_INFORMATION PROVIDED_
++++

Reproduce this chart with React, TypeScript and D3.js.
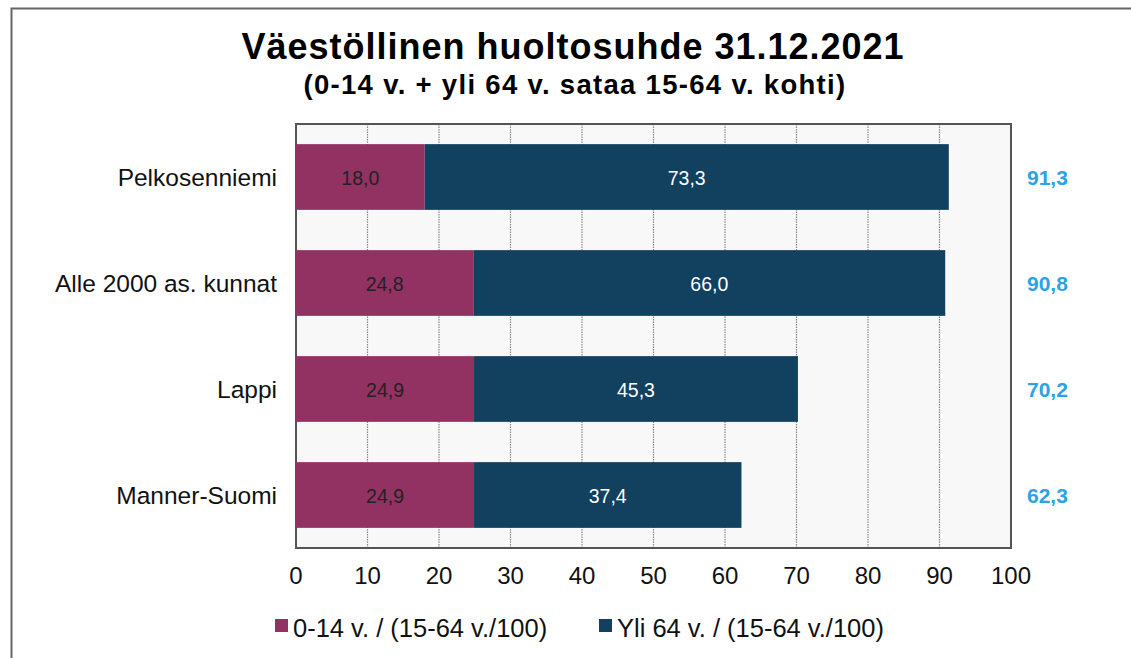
import React, { useEffect, useRef } from 'react';
import * as d3 from 'd3';

const categories = ['Pelkosenniemi', 'Alle 2000 as. kunnat', 'Lappi', 'Manner-Suomi'];
const youngValues = [18.0, 24.8, 24.9, 24.9];
const oldValues = [73.3, 66.0, 45.3, 37.4];
const totalValues = [91.3, 90.8, 70.2, 62.3];
const xTicks = [0, 10, 20, 30, 40, 50, 60, 70, 80, 90, 100];
const seriesNames = ['0-14 v. / (15-64 v./100)', 'Yli 64 v. / (15-64 v./100)'];

const fmt = (v: number) => v.toFixed(1).replace('.', ',');

const App = () => {
  const svgRef = useRef<SVGSVGElement>(null);

  useEffect(() => {
    const svg = d3.select(svgRef.current);
    svg.selectAll('*').remove();

    const W = 1131;
    const H = 658;
    const font = '"Liberation Sans", Arial, sans-serif';
    const pink = '#913263';
    const navy = '#12405f';

    svg.attr('width', W).attr('height', H).style('font-family', font);

    // outer frame (cropped at right/bottom)
    svg.append('rect')
      .attr('x', 11.5).attr('y', 8.5)
      .attr('width', W + 20).attr('height', H + 20)
      .attr('fill', '#fff')
      .attr('stroke', '#666').attr('stroke-width', 2);

    // titles
    svg.append('text')
      .attr('x', 573).attr('y', 59)
      .attr('text-anchor', 'middle')
      .style('font-size', '36px').style('font-weight', 'bold')
      .style('letter-spacing', '1px').attr('fill', '#000')
      .text('Väestöllinen huoltosuhde 31.12.2021');
    svg.append('text')
      .attr('x', 575).attr('y', 94)
      .attr('text-anchor', 'middle')
      .style('font-size', '27.5px').style('font-weight', 'bold')
      .style('letter-spacing', '1.3px').attr('fill', '#000')
      .text('(0-14 v. + yli 64 v. sataa 15-64 v. kohti)');

    const left = 296, right = 1011, top = 124, bottom = 548;

    const x = d3.scaleLinear().domain([0, 100]).range([left, right]);
    const y = d3.scaleBand().domain(categories).range([top, bottom]).paddingInner(0.38).paddingOuter(0.19);

    // plot background
    svg.append('rect')
      .attr('x', left).attr('y', top)
      .attr('width', right - left).attr('height', bottom - top)
      .attr('fill', '#f8f8f8');

    // grid
    svg.selectAll('.grid')
      .data(xTicks.filter(t => t > 0 && t < 100))
      .enter().append('line')
      .attr('x1', d => x(d)).attr('x2', d => x(d))
      .attr('y1', top).attr('y2', bottom)
      .attr('stroke', '#8a8a8a').attr('stroke-width', 1.2)
      .attr('stroke-dasharray', '1.5,1');

    // plot border
    svg.append('rect')
      .attr('x', left).attr('y', top)
      .attr('width', right - left).attr('height', bottom - top)
      .attr('fill', 'none')
      .attr('stroke', '#555').attr('stroke-width', 2);

    // bars
    categories.forEach((c, i) => {
      const y0 = y(c) as number;
      const bh = y.bandwidth();
      const cy = y0 + bh / 2;
      svg.append('rect')
        .attr('x', x(0)).attr('y', y0)
        .attr('width', x(youngValues[i]) - x(0)).attr('height', bh)
        .attr('fill', pink);
      svg.append('rect')
        .attr('x', x(youngValues[i])).attr('y', y0)
        .attr('width', x(youngValues[i] + oldValues[i]) - x(youngValues[i])).attr('height', bh)
        .attr('fill', navy);

      svg.append('text')
        .attr('x', x(youngValues[i] / 2)).attr('y', cy + 7.5)
        .attr('text-anchor', 'middle')
        .style('font-size', '19.5px').attr('fill', '#222')
        .text(fmt(youngValues[i]));
      svg.append('text')
        .attr('x', x(youngValues[i] + oldValues[i] / 2)).attr('y', cy + 7.5)
        .attr('text-anchor', 'middle')
        .style('font-size', '19.5px').attr('fill', '#fff')
        .text(fmt(oldValues[i]));

      // totals
      svg.append('text')
        .attr('x', 1027).attr('y', cy + 7.5)
        .style('font-size', '21px').style('font-weight', 'bold').attr('fill', '#2ba3e6')
        .text(fmt(totalValues[i]));

      // category labels
      svg.append('text')
        .attr('x', 277).attr('y', cy + 8.5)
        .attr('text-anchor', 'end')
        .style('font-size', '24.5px').attr('fill', '#111')
        .text(c);
    });

    // x tick labels
    svg.selectAll('.tick-label')
      .data(xTicks)
      .enter().append('text')
      .attr('x', d => x(d)).attr('y', 584)
      .attr('text-anchor', 'middle')
      .style('font-size', '24px').attr('fill', '#111')
      .text(d => String(d));

    // legend
    const legendX = [275, 599];
    seriesNames.forEach((name, i) => {
      svg.append('rect')
        .attr('x', legendX[i]).attr('y', 619)
        .attr('width', 13).attr('height', 13)
        .attr('fill', i === 0 ? pink : navy);
      svg.append('text')
        .attr('x', legendX[i] + 18).attr('y', 637)
        .style('font-size', '25.5px').attr('fill', '#111')
        .text(name);
    });
  }, []);

  return (
    <div style={{ position: 'absolute', left: 0, top: 0 }}>
      <svg ref={svgRef}></svg>
    </div>
  );
};

export default App;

++++

_WHAT TO DO_
Write out the data precisely as given, excluding the pictures.

_ANSWER TO THE EXERCISE_
Reproduce this chart with React, TypeScript and D3.js.
import React, { useEffect, useRef } from 'react';
import * as d3 from 'd3';

const categories = ['Pelkosenniemi', 'Alle 2000 as. kunnat', 'Lappi', 'Manner-Suomi'];
const youngValues = [18.0, 24.8, 24.9, 24.9];
const oldValues = [73.3, 66.0, 45.3, 37.4];
const totalValues = [91.3, 90.8, 70.2, 62.3];
const xTicks = [0, 10, 20, 30, 40, 50, 60, 70, 80, 90, 100];
const seriesNames = ['0-14 v. / (15-64 v./100)', 'Yli 64 v. / (15-64 v./100)'];

const fmt = (v: number) => v.toFixed(1).replace('.', ',');

const App = () => {
  const svgRef = useRef<SVGSVGElement>(null);

  useEffect(() => {
    const svg = d3.select(svgRef.current);
    svg.selectAll('*').remove();

    const W = 1131;
    const H = 658;
    const font = '"Liberation Sans", Arial, sans-serif';
    const pink = '#913263';
    const navy = '#12405f';

    svg.attr('width', W).attr('height', H).style('font-family', font);

    // outer frame (cropped at right/bottom)
    svg.append('rect')
      .attr('x', 11.5).attr('y', 8.5)
      .attr('width', W + 20).attr('height', H + 20)
      .attr('fill', '#fff')
      .attr('stroke', '#666').attr('stroke-width', 2);

    // titles
    svg.append('text')
      .attr('x', 573).attr('y', 59)
      .attr('text-anchor', 'middle')
      .style('font-size', '36px').style('font-weight', 'bold')
      .style('letter-spacing', '1px').attr('fill', '#000')
      .text('Väestöllinen huoltosuhde 31.12.2021');
    svg.append('text')
      .attr('x', 575).attr('y', 94)
      .attr('text-anchor', 'middle')
      .style('font-size', '27.5px').style('font-weight', 'bold')
      .style('letter-spacing', '1.3px').attr('fill', '#000')
      .text('(0-14 v. + yli 64 v. sataa 15-64 v. kohti)');

    const left = 296, right = 1011, top = 124, bottom = 548;

    const x = d3.scaleLinear().domain([0, 100]).range([left, right]);
    const y = d3.scaleBand().domain(categories).range([top, bottom]).paddingInner(0.38).paddingOuter(0.19);

    // plot background
    svg.append('rect')
      .attr('x', left).attr('y', top)
      .attr('width', right - left).attr('height', bottom - top)
      .attr('fill', '#f8f8f8');

    // grid
    svg.selectAll('.grid')
      .data(xTicks.filter(t => t > 0 && t < 100))
      .enter().append('line')
      .attr('x1', d => x(d)).attr('x2', d => x(d))
      .attr('y1', top).attr('y2', bottom)
      .attr('stroke', '#8a8a8a').attr('stroke-width', 1.2)
      .attr('stroke-dasharray', '1.5,1');

    // plot border
    svg.append('rect')
      .attr('x', left).attr('y', top)
      .attr('width', right - left).attr('height', bottom - top)
      .attr('fill', 'none')
      .attr('stroke', '#555').attr('stroke-width', 2);

    // bars
    categories.forEach((c, i) => {
      const y0 = y(c) as number;
      const bh = y.bandwidth();
      const cy = y0 + bh / 2;
      svg.append('rect')
        .attr('x', x(0)).attr('y', y0)
        .attr('width', x(youngValues[i]) - x(0)).attr('height', bh)
        .attr('fill', pink);
      svg.append('rect')
        .attr('x', x(youngValues[i])).attr('y', y0)
        .attr('width', x(youngValues[i] + oldValues[i]) - x(youngValues[i])).attr('height', bh)
        .attr('fill', navy);

      svg.append('text')
        .attr('x', x(youngValues[i] / 2)).attr('y', cy + 7.5)
        .attr('text-anchor', 'middle')
        .style('font-size', '19.5px').attr('fill', '#222')
        .text(fmt(youngValues[i]));
      svg.append('text')
        .attr('x', x(youngValues[i] + oldValues[i] / 2)).attr('y', cy + 7.5)
        .attr('text-anchor', 'middle')
        .style('font-size', '19.5px').attr('fill', '#fff')
        .text(fmt(oldValues[i]));

      // totals
      svg.append('text')
        .attr('x', 1027).attr('y', cy + 7.5)
        .style('font-size', '21px').style('font-weight', 'bold').attr('fill', '#2ba3e6')
        .text(fmt(totalValues[i]));

      // category labels
      svg.append('text')
        .attr('x', 277).attr('y', cy + 8.5)
        .attr('text-anchor', 'end')
        .style('font-size', '24.5px').attr('fill', '#111')
        .text(c);
    });

    // x tick labels
    svg.selectAll('.tick-label')
      .data(xTicks)
      .enter().append('text')
      .attr('x', d => x(d)).attr('y', 584)
      .attr('text-anchor', 'middle')
      .style('font-size', '24px').attr('fill', '#111')
      .text(d => String(d));

    // legend
    const legendX = [275, 599];
    seriesNames.forEach((name, i) => {
      svg.append('rect')
        .attr('x', legendX[i]).attr('y', 619)
        .attr('width', 13).attr('height', 13)
        .attr('fill', i === 0 ? pink : navy);
      svg.append('text')
        .attr('x', legendX[i] + 18).attr('y', 637)
        .style('font-size', '25.5px').attr('fill', '#111')
        .text(name);
    });
  }, []);

  return (
    <div style={{ position: 'absolute', left: 0, top: 0 }}>
      <svg ref={svgRef}></svg>
    </div>
  );
};

export default App;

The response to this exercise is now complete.